The case is a complex one, laced with legalisms and fraught with emotion. It also has broad ramifications. Already, a national trend toward rounding up and killing geese is apparent. Three other states - Michigan, Minnesota, and New York - have carried out catch-and-kill programs similar to Virginia's and at least four other states - Wisconsin, Missouri, Washington, and Maryland - have given it serious thought.
The legality of the USDA capture-and-kill program hinges on the permit process embedded in the MBTA, the legislation that Congress enacted in 1918 for an international convention between the US and the United Kingdom for the protection of migratory birds. The US later reached similar conventions with Mexico, Japan, and the former Soviet Union.
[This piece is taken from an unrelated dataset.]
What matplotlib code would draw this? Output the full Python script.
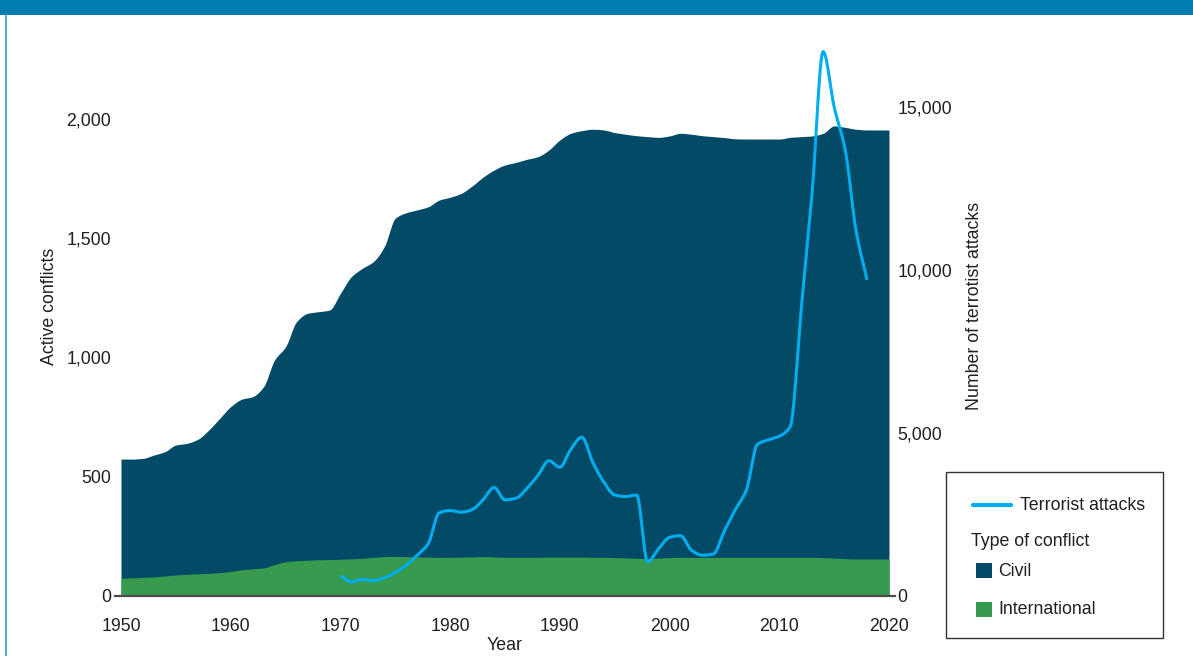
import numpy as np
import matplotlib
matplotlib.use("Agg")
import matplotlib.pyplot as plt
from matplotlib.patches import Rectangle
from matplotlib.lines import Line2D

plt.rcParams['font.family'] = ['Liberation Sans', 'DejaVu Sans']

# ---------------- data ----------------
years = list(range(1950, 2021))
international = [74, 76, 78, 80, 84, 88, 91, 93, 95, 98,
                 103, 110, 114, 118, 132, 143, 148, 150, 152, 153,
                 154, 156, 158, 162, 165, 166, 165, 164, 163, 162,
                 162, 163, 164, 165, 164, 162, 162, 162, 162, 163,
                 163, 163, 163, 162, 162, 161, 160, 158, 157, 159,
                 161, 162, 162, 162, 162, 162, 162, 162, 162, 162,
                 162, 162, 162, 162, 161, 159, 157, 155, 155, 155,
                 155]
civil = [500, 498, 499, 511, 521, 545, 549, 564, 601, 647,
         691, 715, 722, 760, 858, 902, 1002, 1035, 1040, 1046,
         1115, 1183, 1216, 1240, 1300, 1418, 1442, 1455, 1469, 1498,
         1510, 1525, 1555, 1591, 1622, 1645, 1656, 1669, 1680, 1707,
         1749, 1777, 1788, 1795, 1792, 1782, 1776, 1772, 1769, 1764,
         1768, 1778, 1774, 1768, 1764, 1760, 1755, 1754, 1754, 1754,
         1754, 1761, 1764, 1767, 1779, 1812, 1808, 1802, 1799, 1799,
         1799]

attack_years = list(range(1970, 2019))
attacks = [620, 430, 510, 470, 560, 720, 950, 1250, 1600, 2550,
           2620, 2570, 2650, 2950, 3330, 2950, 3000, 3300, 3700, 4150,
           3950, 4500, 4870, 4100, 3500, 3100, 3050, 3100, 1050, 1450,
           1800, 1850, 1400, 1250, 1290, 2000, 2650, 3250, 4650, 4790,
           4900, 5200, 8800, 12400, 16700, 15000, 13700, 11200, 9700]

left_ticks = [0, 500, 1000, 1500, 2000]
right_ticks = [0, 5000, 10000, 15000]
x_ticks = [1950, 1960, 1970, 1980, 1990, 2000, 2010, 2020]

# ---------------- style ----------------
C_CIVIL = '#024a66'
C_INTL = '#389a4f'
C_LINE = '#00aeef'
C_HEADER = '#007db0'
C_TEXT = '#231f20'
FS = 12.8


def smooth(x, y, n=16):
    """monotone cubic path through the points (for drawing only)"""
    x = np.asarray(x, float)
    y = np.asarray(y, float)
    h = np.diff(x)
    d = np.diff(y) / h
    m = np.zeros_like(y)
    m[0], m[-1] = d[0], d[-1]
    for i in range(1, len(y) - 1):
        if d[i - 1] * d[i] <= 0:
            m[i] = 0.0
        else:
            w1 = 2 * h[i] + h[i - 1]
            w2 = h[i] + 2 * h[i - 1]
            m[i] = (w1 + w2) / (w1 / d[i - 1] + w2 / d[i])
    xs, ys = [], []
    t = np.linspace(0, 1, n, endpoint=False)
    h00 = 2 * t**3 - 3 * t**2 + 1
    h10 = t**3 - 2 * t**2 + t
    h01 = -2 * t**3 + 3 * t**2
    h11 = t**3 - t**2
    for i in range(len(h)):
        xs.append(x[i] + t * h[i])
        ys.append(h00 * y[i] + h10 * h[i] * m[i] + h01 * y[i + 1] + h11 * h[i] * m[i + 1])
    xs.append([x[-1]])
    ys.append([y[-1]])
    return np.concatenate(xs), np.concatenate(ys)


W, H = 1193, 656
fig = plt.figure(figsize=(W / 100, H / 100), dpi=100)


def fx(x):
    return x / W


def fy(y):
    return 1 - y / H


# axes geometry (pixel): x 121..889, y 16..596
ax = fig.add_axes([fx(121), fy(596), fx(889) - fx(121), fy(16) - fy(596)])
ax2 = ax.twinx()

intl = np.array(international, float)
tot = intl + np.array(civil, float)
xs, yi = smooth(years, intl)
_, yt = smooth(years, tot)
ax.fill_between(xs, 0, yt, color=C_CIVIL, lw=0, label='Civil')
ax.fill_between(xs, 0, yi, color=C_INTL, lw=0, label='International')

lx, ly = smooth(attack_years, attacks)
ax2.plot(lx, ly, color=C_LINE, lw=2.2, solid_capstyle='butt', clip_on=False)

left_px_per_unit = 477 / 2000
right_px_per_unit = 489 / 15000
ax.set_ylim(0, 580 / left_px_per_unit)
ax2.set_ylim(0, 580 / right_px_per_unit)
ax.set_xlim(1950, 2020)

ax.set_yticks(left_ticks)
ax.set_yticklabels([f'{v:,}' for v in left_ticks])
ax2.set_yticks(right_ticks)
ax2.set_yticklabels([f'{v:,}' for v in right_ticks])
ax.set_xticks(x_ticks)
ax.set_xticklabels([str(v) for v in x_ticks])

for a in (ax, ax2):
    for s in a.spines.values():
        s.set_visible(False)
ax.tick_params(axis='y', length=0, pad=7, labelsize=FS, labelcolor=C_TEXT)
ax2.tick_params(axis='y', length=0, pad=6, labelsize=FS, labelcolor=C_TEXT)
ax.tick_params(axis='x', length=0, pad=16, labelsize=FS, labelcolor=C_TEXT)

# baseline
ax.add_line(Line2D([-0.008, 1.008], [0, 0], transform=ax.transAxes,
                   color='#4d4d4d', lw=1.6, clip_on=False, zorder=5))

ax.set_ylabel('Active conflicts', fontsize=FS, color=C_TEXT, labelpad=6)
ax2.set_ylabel('Number of terrotist attacks', fontsize=FS, color=C_TEXT, labelpad=10)
ax.set_xlabel('Year', fontsize=FS, color=C_TEXT, labelpad=1)

# header and frame
fig.add_artist(Rectangle((0, fy(15)), 1, 15 / H, transform=fig.transFigure,
                         color=C_HEADER, lw=0))
fig.add_artist(Line2D([fx(6.5), fx(6.5)], [fy(15), 0], transform=fig.transFigure,
                      color='#3a9ccc', lw=1.2))

# legend (manual)
fig.add_artist(Rectangle((fx(946), fy(638)), fx(1163) - fx(946), fy(472) - fy(638),
                         transform=fig.transFigure, facecolor='white',
                         edgecolor='#333333', lw=1.0))
fig.add_artist(Line2D([fx(973), fx(1011)], [fy(505), fy(505)], transform=fig.transFigure,
                      color=C_LINE, lw=3.0, solid_capstyle='round'))
fig.text(fx(1020), fy(505), 'Terrorist attacks', fontsize=FS, color=C_TEXT,
         va='center', ha='left')
fig.text(fx(971), fy(541), 'Type of conflict', fontsize=FS, color=C_TEXT,
         va='center', ha='left')
fig.add_artist(Rectangle((fx(976), fy(578)), fx(992) - fx(976), fy(563) - fy(578),
                         transform=fig.transFigure, color=C_CIVIL, lw=0))
fig.text(fx(998), fy(571), 'Civil', fontsize=FS, color=C_TEXT, va='center', ha='left')
fig.add_artist(Rectangle((fx(976), fy(617)), fx(992) - fx(976), fy(602) - fy(617),
                         transform=fig.transFigure, color=C_INTL, lw=0))
fig.text(fx(998), fy(609), 'International', fontsize=FS, color=C_TEXT,
         va='center', ha='left')

fig.savefig('out.png', dpi=100)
HSUS contends that in carrying out the slaughter of the birds without a permit from the US Fish and Wildlife Service, as required under the MBTA, the government is in violation of the treaty. USDA rebuts the charge, citing an exemption given it last year by the Clinton administration, in one particular case involving timber cutting on US Forest Service lands in which nesting Canada geese were unintentionally killed. The government agencies took the exemption to mean that they no longer needed permits to intentionally do away with the birds, if complaints against the creatures were loud enough.
In their lawsuit against the Departments of Agriculture and Interior, the animal-rights groups called for an end to the USDA bird-killing program in Virginia unless they have a valid permit under the MBTA. They say Virginia is the first state to attempt to implement such a program without a permit.
"If Virginia is allowed to use these loopholes, other states may follow suit," Ms. Perry says. "The treaty prohibits anyone from killing migratory birds unless they have followed the regulations with regard to getting permits.
"It is one of the strongest environmental statutes on the books," Perry adds. "The integrity of the MBTA is at stake here."